--- Given request ---
Copy out the data exactly, leaving the pictures behind.

--- Data block ---
################
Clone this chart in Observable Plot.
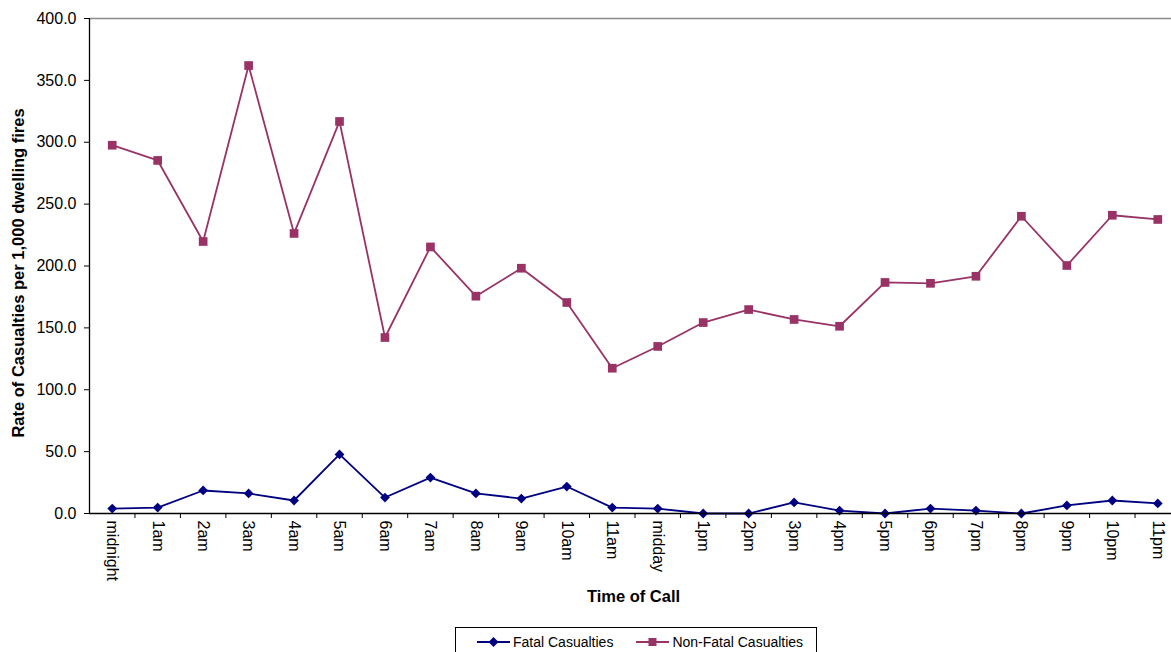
<!DOCTYPE html>
<html>
<head>
<meta charset="utf-8">
<script src="https://cdn.jsdelivr.net/npm/d3@7"></script>
<script src="https://cdn.jsdelivr.net/npm/@observablehq/plot@0.6"></script>
<style>
  html, body { margin: 0; padding: 0; background: #fff; overflow: hidden; }
  body { width: 1171px; height: 652px; position: relative; font-family: "Liberation Sans", Arial, sans-serif; }
  #chart svg { display: block; }
  #legend { position: absolute; left: 455px; top: 627px; width: 362px; height: 40px; box-sizing: border-box;
            border: 1px solid #000; background: #fff; display: flex; align-items: flex-start; padding: 4px 0 0 21px;
            font-size: 14px; color: #000; }
  .item { display: flex; align-items: center; height: 20px; }
  .item svg { display: block; margin-right: 3px; }
</style>
</head>
<body>
<div id="chart"></div>
<div id="legend"></div>
<script>
const hours = ["midnight","1am","2am","3am","4am","5am","6am","7am","8am","9am","10am","11am",
               "midday","1pm","2pm","3pm","4pm","5pm","6pm","7pm","8pm","9pm","10pm","11pm"];
const fatal = [4.0, 4.8, 18.6, 16.2, 10.5, 47.7, 12.9, 29.0, 16.2, 12.1, 21.8, 4.8,
               4.0, 0.0, 0.0, 8.9, 2.4, 0.0, 4.0, 2.4, 0.0, 6.5, 10.5, 8.1];
const nonFatal = [297.6, 285.3, 219.8, 362.0, 226.3, 316.8, 142.2, 215.4, 175.6, 198.2, 170.5, 117.4,
                  135.0, 154.3, 164.8, 156.8, 151.3, 186.7, 186.0, 191.7, 240.2, 200.4, 241.0, 237.6];
const yTicks = [0, 50, 100, 150, 200, 250, 300, 350, 400];
const seriesNames = ["Fatal Casualties", "Non-Fatal Casualties"];
const colors = ["#000080", "#993366"];
const xTitle = "Time of Call";
const yTitle = "Rate of Casualties per 1,000 dwelling fires";

const fatalData = hours.map((h, i) => ({i, v: fatal[i]}));
const nonFatalData = hours.map((h, i) => ({i, v: nonFatal[i]}));
const boundaries = d3.range(0.5, hours.length, 1);

const plot = Plot.plot({
  width: 1171,
  height: 627,
  marginLeft: 89,
  marginTop: 18,
  marginBottom: 114,
  marginRight: 0,
  style: {fontFamily: "'Liberation Sans', Arial, sans-serif", fontSize: "16px", color: "#000", overflow: "visible"},
  x: {type: "linear", domain: [-0.5, hours.length - 0.5], range: [89, 1180]},
  y: {domain: [0, 400], range: [513, 18]},
  marks: [
    Plot.ruleY([400], {stroke: "#8c8c8c", strokeWidth: 1.3}),
    Plot.axisY({ticks: yTicks, tickFormat: d => d.toFixed(1), tickSize: 5, tickPadding: 8, label: null, stroke: "#000", fill: "#000", fontSize: 16}),
    Plot.axisX({ticks: boundaries, tickSize: 5, tickFormat: () => "", label: null, stroke: "#000"}),
    Plot.axisX({ticks: d3.range(hours.length), tickSize: 0, tickPadding: 7, tickRotate: 90,
                tickFormat: i => hours[i], label: null, fill: "#000", fontSize: 16}),
    Plot.line(nonFatalData, {x: "i", y: "v", stroke: colors[1], strokeWidth: 1.8}),
    Plot.dot(nonFatalData, {x: "i", y: "v", symbol: "square", r: 4.9, fill: colors[1], stroke: "none"}),
    Plot.line(fatalData, {x: "i", y: "v", stroke: colors[0], strokeWidth: 1.8}),
    Plot.dot(fatalData, {x: "i", y: "v", symbol: "diamond2", r: 4.4, fill: colors[0], stroke: "none"}),
    Plot.ruleX([-0.5], {y1: 0, y2: 400, stroke: "#000", strokeWidth: 1.3}),
    Plot.ruleY([0], {stroke: "#000", strokeWidth: 1.3}),
    Plot.text([xTitle], {frameAnchor: "bottom", dy: 88, fontWeight: "bold", fontSize: 16.5, fill: "#000", dx: 3}),
    Plot.text([yTitle], {frameAnchor: "left", rotate: -90, textAnchor: "middle", dx: -71, dy: 7, fontWeight: "bold", fontSize: 16.5, fill: "#000"})
  ]
});
document.getElementById("chart").appendChild(plot);

// Legend (HTML below the chart)
const legend = document.getElementById("legend");
const symbols = [
  '<path d="M16.5,2 L21.5,7 L16.5,12 L11.5,7 Z" fill="' + colors[0] + '"/>',
  '<rect x="12.5" y="3" width="8" height="8" fill="' + colors[1] + '"/>'
];
seriesNames.forEach((name, k) => {
  const item = document.createElement("div");
  item.className = "item";
  if (k === 1) item.style.marginLeft = "23px";
  item.innerHTML = '<svg width="33" height="14"><line x1="0" y1="7" x2="33" y2="7" stroke="' + colors[k] + '" stroke-width="1.8"/>' +
    symbols[k] + '</svg><span>' + name + '</span>';
  legend.appendChild(item);
});
</script>
</body>
</html>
################
--- Task result ---
Clone this chart in Observable Plot.
<!DOCTYPE html>
<html>
<head>
<meta charset="utf-8">
<script src="https://cdn.jsdelivr.net/npm/d3@7"></script>
<script src="https://cdn.jsdelivr.net/npm/@observablehq/plot@0.6"></script>
<style>
  html, body { margin: 0; padding: 0; background: #fff; overflow: hidden; }
  body { width: 1171px; height: 652px; position: relative; font-family: "Liberation Sans", Arial, sans-serif; }
  #chart svg { display: block; }
  #legend { position: absolute; left: 455px; top: 627px; width: 362px; height: 40px; box-sizing: border-box;
            border: 1px solid #000; background: #fff; display: flex; align-items: flex-start; padding: 4px 0 0 21px;
            font-size: 14px; color: #000; }
  .item { display: flex; align-items: center; height: 20px; }
  .item svg { display: block; margin-right: 3px; }
</style>
</head>
<body>
<div id="chart"></div>
<div id="legend"></div>
<script>
const hours = ["midnight","1am","2am","3am","4am","5am","6am","7am","8am","9am","10am","11am",
               "midday","1pm","2pm","3pm","4pm","5pm","6pm","7pm","8pm","9pm","10pm","11pm"];
const fatal = [4.0, 4.8, 18.6, 16.2, 10.5, 47.7, 12.9, 29.0, 16.2, 12.1, 21.8, 4.8,
               4.0, 0.0, 0.0, 8.9, 2.4, 0.0, 4.0, 2.4, 0.0, 6.5, 10.5, 8.1];
const nonFatal = [297.6, 285.3, 219.8, 362.0, 226.3, 316.8, 142.2, 215.4, 175.6, 198.2, 170.5, 117.4,
                  135.0, 154.3, 164.8, 156.8, 151.3, 186.7, 186.0, 191.7, 240.2, 200.4, 241.0, 237.6];
const yTicks = [0, 50, 100, 150, 200, 250, 300, 350, 400];
const seriesNames = ["Fatal Casualties", "Non-Fatal Casualties"];
const colors = ["#000080", "#993366"];
const xTitle = "Time of Call";
const yTitle = "Rate of Casualties per 1,000 dwelling fires";

const fatalData = hours.map((h, i) => ({i, v: fatal[i]}));
const nonFatalData = hours.map((h, i) => ({i, v: nonFatal[i]}));
const boundaries = d3.range(0.5, hours.length, 1);

const plot = Plot.plot({
  width: 1171,
  height: 627,
  marginLeft: 89,
  marginTop: 18,
  marginBottom: 114,
  marginRight: 0,
  style: {fontFamily: "'Liberation Sans', Arial, sans-serif", fontSize: "16px", color: "#000", overflow: "visible"},
  x: {type: "linear", domain: [-0.5, hours.length - 0.5], range: [89, 1180]},
  y: {domain: [0, 400], range: [513, 18]},
  marks: [
    Plot.ruleY([400], {stroke: "#8c8c8c", strokeWidth: 1.3}),
    Plot.axisY({ticks: yTicks, tickFormat: d => d.toFixed(1), tickSize: 5, tickPadding: 8, label: null, stroke: "#000", fill: "#000", fontSize: 16}),
    Plot.axisX({ticks: boundaries, tickSize: 5, tickFormat: () => "", label: null, stroke: "#000"}),
    Plot.axisX({ticks: d3.range(hours.length), tickSize: 0, tickPadding: 7, tickRotate: 90,
                tickFormat: i => hours[i], label: null, fill: "#000", fontSize: 16}),
    Plot.line(nonFatalData, {x: "i", y: "v", stroke: colors[1], strokeWidth: 1.8}),
    Plot.dot(nonFatalData, {x: "i", y: "v", symbol: "square", r: 4.9, fill: colors[1], stroke: "none"}),
    Plot.line(fatalData, {x: "i", y: "v", stroke: colors[0], strokeWidth: 1.8}),
    Plot.dot(fatalData, {x: "i", y: "v", symbol: "diamond2", r: 4.4, fill: colors[0], stroke: "none"}),
    Plot.ruleX([-0.5], {y1: 0, y2: 400, stroke: "#000", strokeWidth: 1.3}),
    Plot.ruleY([0], {stroke: "#000", strokeWidth: 1.3}),
    Plot.text([xTitle], {frameAnchor: "bottom", dy: 88, fontWeight: "bold", fontSize: 16.5, fill: "#000", dx: 3}),
    Plot.text([yTitle], {frameAnchor: "left", rotate: -90, textAnchor: "middle", dx: -71, dy: 7, fontWeight: "bold", fontSize: 16.5, fill: "#000"})
  ]
});
document.getElementById("chart").appendChild(plot);

// Legend (HTML below the chart)
const legend = document.getElementById("legend");
const symbols = [
  '<path d="M16.5,2 L21.5,7 L16.5,12 L11.5,7 Z" fill="' + colors[0] + '"/>',
  '<rect x="12.5" y="3" width="8" height="8" fill="' + colors[1] + '"/>'
];
seriesNames.forEach((name, k) => {
  const item = document.createElement("div");
  item.className = "item";
  if (k === 1) item.style.marginLeft = "23px";
  item.innerHTML = '<svg width="33" height="14"><line x1="0" y1="7" x2="33" y2="7" stroke="' + colors[k] + '" stroke-width="1.8"/>' +
    symbols[k] + '</svg><span>' + name + '</span>';
  legend.appendChild(item);
});
</script>
</body>
</html>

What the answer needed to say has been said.